Series: Gotcha Detective Agency Mysteries #1
Published by Tantor Audio on February 28, 2017
Narrator: Gabra Zackman
Length: 6 hours and 16 minutes
A former secret service agent turned private detective, Mimi Capurro.
A disgraced NFL player turned homicide detective, Nick Christianson.
A snarky (who knows what his background really is) computer forensics specialist, Charles Parks, trying to keep them from killing each other.
And now they must find the killer of a New York Times best-selling author's assistant. Gotcha Detective Agency was hired to protect the author, when it was the assistant who really needed protection. And now it's a race to see who can find the killer. Mimi is determined to make up for puking all over Nick's crime scene by solving the murder before he does. Who will solve this case first?

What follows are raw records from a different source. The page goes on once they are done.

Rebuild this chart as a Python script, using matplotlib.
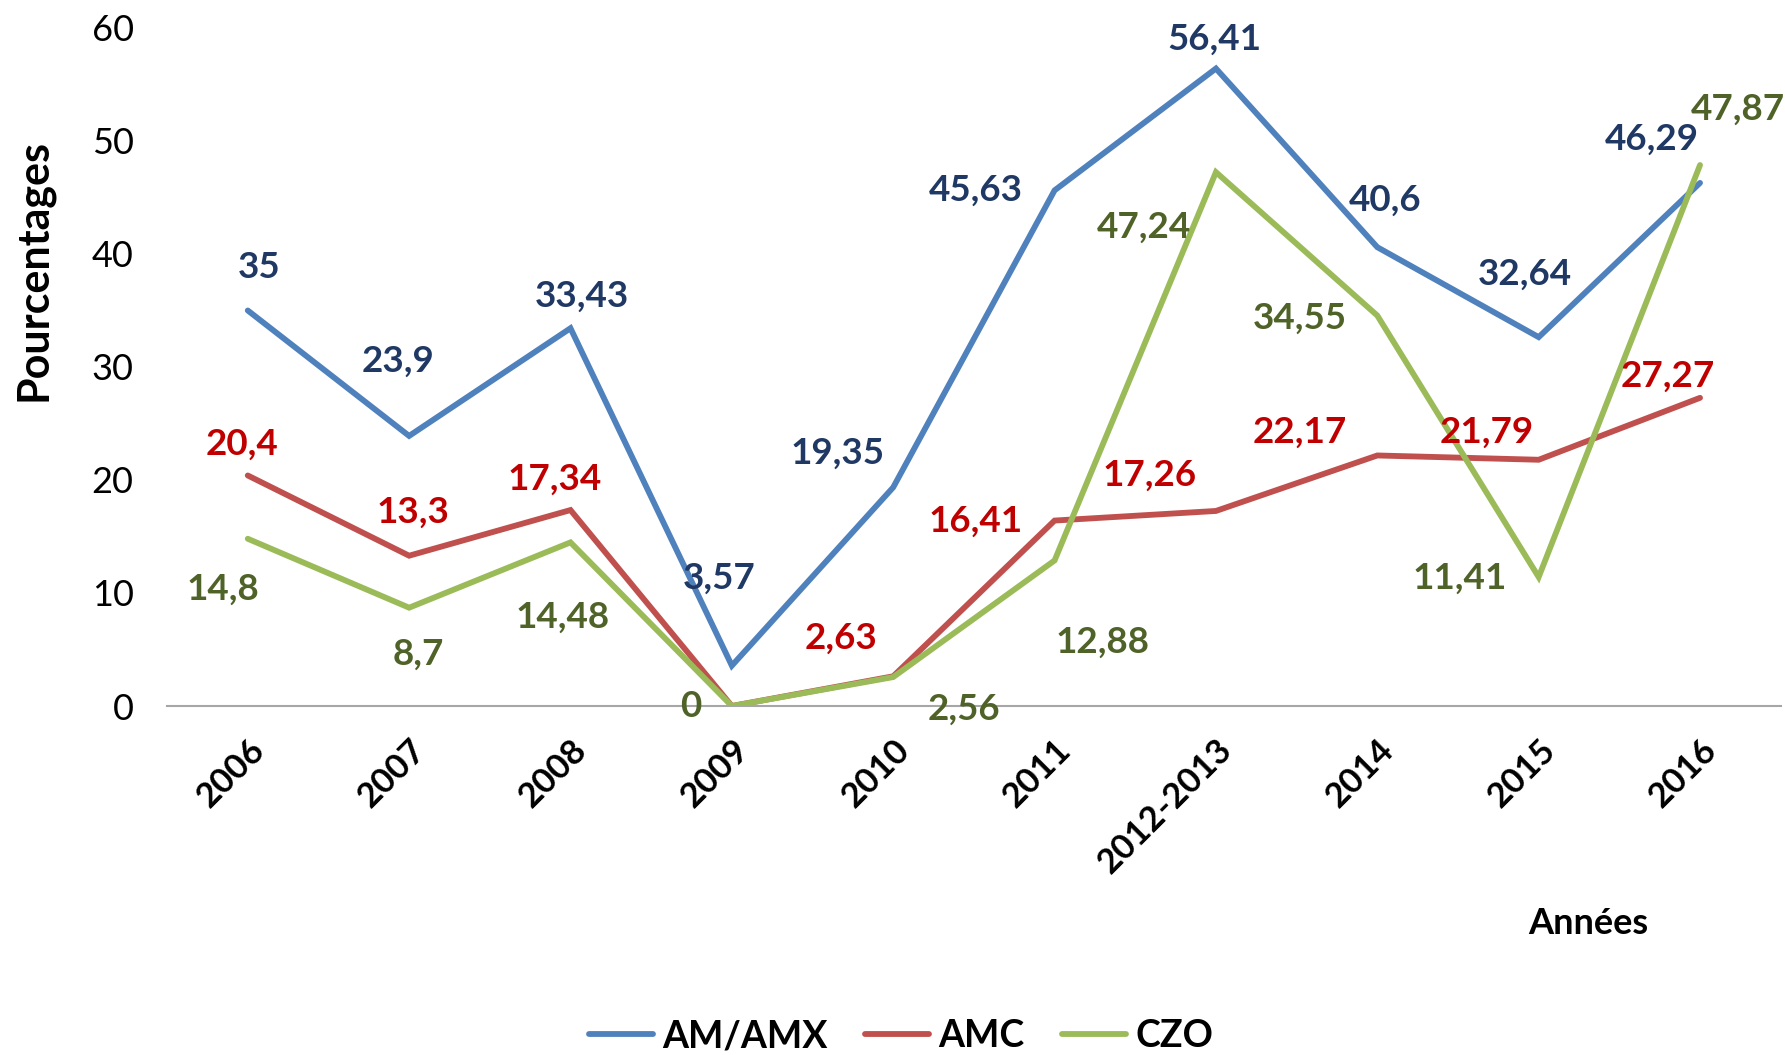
import matplotlib
matplotlib.use("Agg")
import matplotlib.pyplot as plt

plt.rcParams['font.family'] = ['Lato', 'DejaVu Sans']

categories = ["2006", "2007", "2008", "2009", "2010", "2011", "2012-2013", "2014", "2015", "2016"]
am_amx = [35, 23.9, 33.43, 3.57, 19.35, 45.63, 56.41, 40.6, 32.64, 46.29]
amc = [20.4, 13.3, 17.34, 0, 2.63, 16.41, 17.26, 22.17, 21.79, 27.27]
czo = [14.8, 8.7, 14.48, 0, 2.56, 12.88, 47.24, 34.55, 11.41, 47.87]
series_names = ["AM/AMX", "AMC", "CZO"]

# label offsets (pixels in reference-shown scale), None = no label
off_am = [(10, -38), (-10, -66), (10, -28), (-11, -77), (-49, -30), (-69, 0), (-1, -26), (7, -41), (-12, -55), (-42, -38)]
off_amc = [(-5, -27), (3, -38), (-14, -27), None, (-46, -33), (-69, 1), (-58, -31), (-68, -20), (-46, -24), (-28, -19)]
off_czo = [(-22, 44), (8, 41), (-7, 66), (-36, 0), (62, 28), (42, 72), (-63, 48), (-68, 2), (-69, 1), (33, -49)]

line_colors = ["#4F81BD", "#C0504D", "#9BBB59"]
label_colors = ["#1F3864", "#C00000", "#4F6228"]

fig = plt.figure(figsize=(17.85, 10.55), dpi=100)
ax = fig.add_axes([0.0936, 0.3308, 0.904, 0.6427])
x = list(range(len(categories)))
S = 1.1384

def fmt(v):
    return ("%g" % v).replace(".", ",")

for vals, offs, lc, tc, name in zip([am_amx, amc, czo], [off_am, off_amc, off_czo], line_colors, label_colors, series_names):
    ax.plot(x, vals, color=lc, lw=4.2, label=name, solid_joinstyle='miter', solid_capstyle='round')
    for xi, v, o in zip(x, vals, offs):
        if o is None:
            continue
        ax.annotate(fmt(v), (xi, v), xytext=(o[0] * S, -o[1] * S), textcoords='offset pixels',
                    ha='center', va='center', fontsize=26.5, fontweight='bold', color=tc)

ax.set_xlim(-0.5, 9.5)
ax.set_ylim(0, 60)
ax.set_yticks([0, 10, 20, 30, 40, 50, 60])
ax.set_xticks(x)
ax.set_xticklabels(categories, rotation=45, ha='right', rotation_mode='anchor', fontweight='bold', fontsize=25)
ax.tick_params(axis='both', length=0)
ax.tick_params(axis='y', labelsize=26, pad=24)
ax.tick_params(axis='x', pad=20)
for s in ['top', 'right', 'left']:
    ax.spines[s].set_visible(False)
ax.spines['bottom'].set_color('#A6A6A6')
ax.spines['bottom'].set_linewidth(1.5)

ax.set_ylabel("Pourcentages", fontsize=31, fontweight='bold')
ax.yaxis.set_label_coords(-0.0706, 0.643)

fig.text(1588 / 1785, 1 - 923 / 1055, "Années", fontsize=26, fontweight='bold', ha='center', va='center')

fig.legend(loc='center', bbox_to_anchor=(0.505, 0.018), ncol=3, frameon=False,
           prop={'size': 27, 'weight': 'bold'},
           handlelength=1.7, handletextpad=0.25, columnspacing=1.0)

fig.savefig("out.png", dpi=100)
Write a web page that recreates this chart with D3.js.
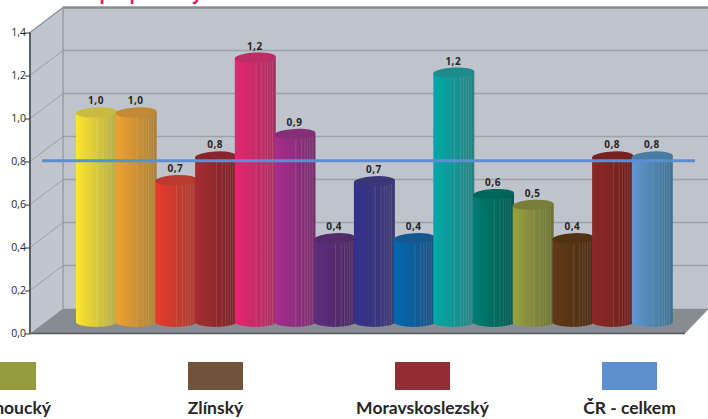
<!DOCTYPE html>
<html>
  <head>
    <meta charset="utf-8">
    <title>Kraje ČR</title>
    <script src="https://d3js.org/d3.v7.min.js"></script>
    <style>
      html, body { margin: 0; padding: 0; background: #fff; overflow: hidden; }
      svg { display: block; }
      text { font-family: "Open Sans", sans-serif; fill: #262626; }
      .axis text { font-size: 10.5px; }
      .axis path { display: none; }
      .value { font-size: 10px; font-weight: 700; letter-spacing: .5px; text-anchor: middle; }
      .legend { font-family: Lato, sans-serif; font-size: 17.5px; font-weight: 700; text-anchor: middle; }
    </style>
  </head>
  <body>
    <script>
      // values
      var values = [0.975, 0.975, 0.66, 0.77, 1.23, 0.875, 0.39, 0.655, 0.39, 1.16, 0.595, 0.545, 0.39, 0.77, 0.77];
      var average = 0.75;

      // light side of each column, dark side of each column
      var lightColors = ["#fde62c", "#f0a22f", "#e93b2b", "#a62d31", "#e8246f", "#a82c8d", "#5e2c7e", "#33308d", "#0069b2", "#00a9a9", "#007d72", "#9aa242", "#613a18", "#8c2925", "#6098d2"];
      var darkColors = ["#b3aa48", "#ab8039", "#a53b31", "#7a2428", "#a63160", "#77306f", "#4b2b61", "#3d3a71", "#1d5080", "#2a8080", "#005a50", "#6a7036", "#4c2e14", "#6c201e", "#41708f"];

      var ticks = [0, 0.2, 0.4, 0.6, 0.8, 1.0, 1.2, 1.4];
      var stripes = [0.52, 0.66, 0.74, 0.8, 0.86, 0.92];

      var legendNames = ["Olomoucký", "Zlínský", "Moravskoslezský", "ČR - celkem"];
      var legendColors = ["#959c3f", "#70533b", "#922e33", "#5c8fcb"];
      var legendCentres = [6, 215.5, 422.5, 629.5];
      var swatchCentres = [8.5, 215.5, 422.5, 629.5];

      // the heading sits above the frame, only these descenders show
      var titleLetters = ["p", "p", "y"];
      var titleCentres = [105, 135, 197];

      var width = 708, height = 419,
        depthX = 33, depthY = 25,
        left = 30, right = 685;

      var svg = d3.select("body").append("svg")
        .attr("width", width)
        .attr("height", height);

      var comma = d3.formatLocale({ decimal: ",", thousands: " ", grouping: [3], currency: ["", ""] }).format(".1f");

      // y on the front edge of the box
      var y = d3.scaleLinear().domain([0, 1.4]).range([333.5, 32.5]);
      // y in the plane the columns stand on
      var yBar = d3.scaleLinear().domain([0, 1.4]).range([322, 21]);
      var x = d3.scaleBand()
        .domain(d3.range(values.length))
        .range([76, 671.5])
        .padding(0);
      var barWidth = 41;

      // box
      var top0 = y(1.4), bottom0 = y(0);
      svg.append("rect")
        .attr("x", left + depthX).attr("y", top0 - depthY)
        .attr("width", width).attr("height", bottom0 - top0)
        .attr("fill", "#bfc4cc");
      svg.append("path")
        .attr("d", d3.line()([[left, top0], [left + depthX, top0 - depthY], [left + depthX, bottom0 - depthY], [left, bottom0]]))
        .attr("fill", "#c1c6ce");
      svg.append("path")
        .attr("d", d3.line()([[left, bottom0], [left + depthX, bottom0 - depthY], [width + 1, bottom0 - depthY], [right, bottom0]]))
        .attr("fill", "#868c91");

      // grid on the back wall and the side wall
      svg.append("g").selectAll("line")
        .data(ticks.slice(1, -1))
        .enter().append("line")
          .attr("x1", left + depthX).attr("x2", width)
          .attr("y1", function(d) { return y(d) - depthY; })
          .attr("y2", function(d) { return y(d) - depthY; })
          .attr("stroke", "#9da1a8").attr("stroke-width", 1.6);
      svg.append("g").selectAll("line")
        .data(ticks.slice(1, -1))
        .enter().append("line")
          .attr("x1", left).attr("x2", left + depthX)
          .attr("y1", function(d) { return y(d); })
          .attr("y2", function(d) { return y(d) - depthY; })
          .attr("stroke", "#9da1a8").attr("stroke-width", 1);

      svg.append("line")
        .attr("x1", left + depthX).attr("x2", width)
        .attr("y1", top0 - depthY).attr("y2", top0 - depthY)
        .attr("stroke", "#888e92").attr("stroke-width", 2.4);
      svg.append("line")
        .attr("x1", left).attr("x2", left + depthX)
        .attr("y1", top0).attr("y2", top0 - depthY)
        .attr("stroke", "#888e92").attr("stroke-width", 1.2);
      svg.append("line")
        .attr("x1", left + depthX).attr("x2", left + depthX)
        .attr("y1", top0 - depthY).attr("y2", bottom0 - depthY)
        .attr("stroke", "#8f9498").attr("stroke-width", 1.2);

      // gradients
      var defs = svg.append("defs");
      values.forEach(function(d, i) {
        var g = defs.append("linearGradient").attr("id", "bar" + i);
        g.append("stop").attr("offset", "0%").attr("stop-color", lightColors[i]);
        g.append("stop").attr("offset", "100%").attr("stop-color", darkColors[i]);
      });

      // columns
      var rx = barWidth / 2, ry = 5;
      var bars = svg.append("g").selectAll("g")
        .data(values)
        .enter().append("g")
          .attr("transform", function(d, i) { return "translate(" + x(i) + ",0)"; });

      bars.append("path")
        .attr("fill", function(d, i) { return "url(#bar" + i + ")"; })
        .attr("d", function(d) {
          var t = yBar(d), b = yBar(0);
          return "M0," + (t + 1) + "L0," + b + "A" + rx + "," + ry + " 0 0 0 " + barWidth + "," + b + "L" + barWidth + "," + (t - 1) + "Z";
        });

      // thin vertical facets
      bars.each(function(d) {
        d3.select(this).selectAll("line")
          .data(stripes)
          .enter().append("line")
            .attr("x1", function(s) { return s * barWidth; })
            .attr("x2", function(s) { return s * barWidth; })
            .attr("y1", function(s) { return yBar(d) + ry * Math.sqrt(1 - Math.pow(2 * s - 1, 2)); })
            .attr("y2", function(s) { return yBar(0) + ry * Math.sqrt(1 - Math.pow(2 * s - 1, 2)); })
            .attr("stroke", "#fff")
            .attr("stroke-opacity", 0.16)
            .attr("stroke-width", 0.8);
      });

      bars.append("ellipse")
        .attr("cx", rx)
        .attr("cy", function(d) { return yBar(d); })
        .attr("rx", rx).attr("ry", ry)
        .attr("transform", function(d) { return "rotate(-3," + rx + "," + yBar(d) + ")"; })
        .attr("fill", function(d, i) { return d3.interpolateRgb(lightColors[i], darkColors[i])(0.7); });

      // average line
      svg.append("line")
        .attr("x1", 42).attr("x2", 695)
        .attr("y1", yBar(average)).attr("y2", yBar(average))
        .attr("stroke", "#5c8fcf").attr("stroke-width", 3);

      // value labels
      svg.append("g").selectAll("text")
        .data(values)
        .enter().append("text")
          .attr("class", "value")
          .attr("x", function(d, i) { return x(i) + rx - 0.5; })
          .attr("y", function(d) { return yBar(d) - 8; })
          .text(comma);

      // axis frame
      svg.append("line")
        .attr("x1", left).attr("x2", left)
        .attr("y1", top0).attr("y2", bottom0)
        .attr("stroke", "#5d6165").attr("stroke-width", 2);
      svg.append("line")
        .attr("x1", left).attr("x2", right)
        .attr("y1", bottom0).attr("y2", bottom0)
        .attr("stroke", "#55595d").attr("stroke-width", 1.5);

      svg.append("g")
        .attr("class", "axis")
        .attr("transform", "translate(" + left + ",0)")
        .call(d3.axisLeft(y).tickValues(ticks).tickFormat(comma).tickSize(5).tickPadding(-1))
        .selectAll("line").attr("stroke", "#333");

      // legend, the row runs off the left edge like the original
      var legend = svg.append("g").selectAll("g")
        .data(legendNames)
        .enter().append("g");
      legend.append("rect")
        .attr("x", function(d, i) { return swatchCentres[i] - 27.5; })
        .attr("y", 362).attr("width", 55).attr("height", 28)
        .attr("fill", function(d, i) { return legendColors[i]; });
      legend.append("text")
        .attr("class", "legend")
        .attr("x", function(d, i) { return legendCentres[i]; })
        .attr("y", 414)
        .text(function(d) { return d; });

      // heading
      svg.append("g").selectAll("text")
        .data(titleLetters)
        .enter().append("text")
          .attr("x", function(d, i) { return titleCentres[i]; })
          .attr("y", 0)
          .attr("text-anchor", "middle")
          .style("font-size", "17px")
          .style("font-weight", 700)
          .style("fill", "#e5195f")
          .text(function(d) { return d; });
    </script>
  </body>
</html>
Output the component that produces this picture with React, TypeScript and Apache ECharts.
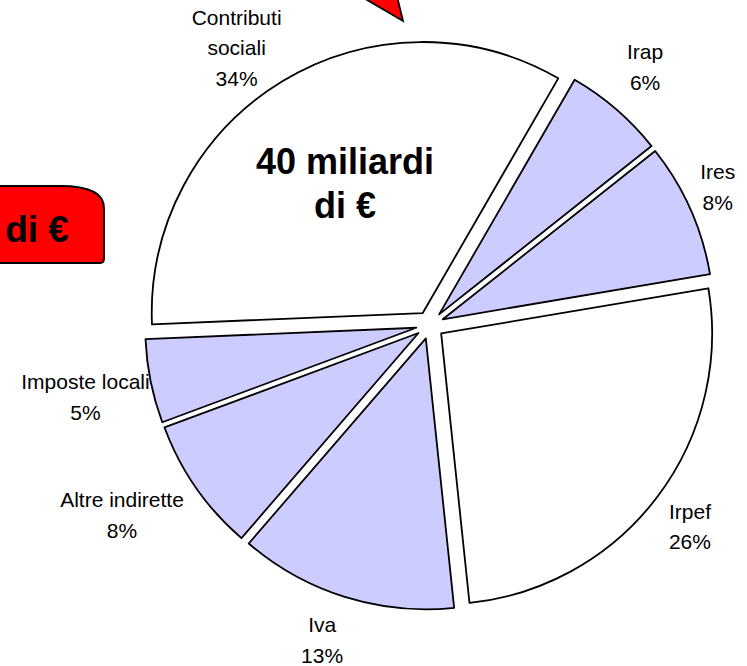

I received an audiobook version of Let Us Prey by Jamie Lee Scott via the publisher in exchange for an honest and unbiased review
I loved the mystery of Let Us Prey, and I mean that in the most literal sense. Being a book lover myself I totally dug the murders playing out like how the author within the story wrote them (not speaking of Jamie Lee Scott, but the author character within the actual story, lol).
Mimi and Nick’s characters were so basic to me that they single handedly drug this story down. I don’t think that the narration could’ve done all that much to change my perception of them but I thoroughly enjoyed Gabra Zackman’s dramatization of Let Us Prey. Her narration really allowed you to look past the stoic and butt headed actions of Mimi and Nick, but not by much.
Let Us Prey on the mystery standpoint does a superb job of catching your attention and feeding you enough each chapter that you keep coming back for more. I will say that since Scott mixed in the romance between Nick and Mimi you might want to go the audiobook route because you might find yourself putting down Let Us Prey and forgetting where it was you laid it down at.
I hope that the other title I want to try by Scott does a better job of either balancing the romance and mystery, or simply making the romance as believable as the mystery.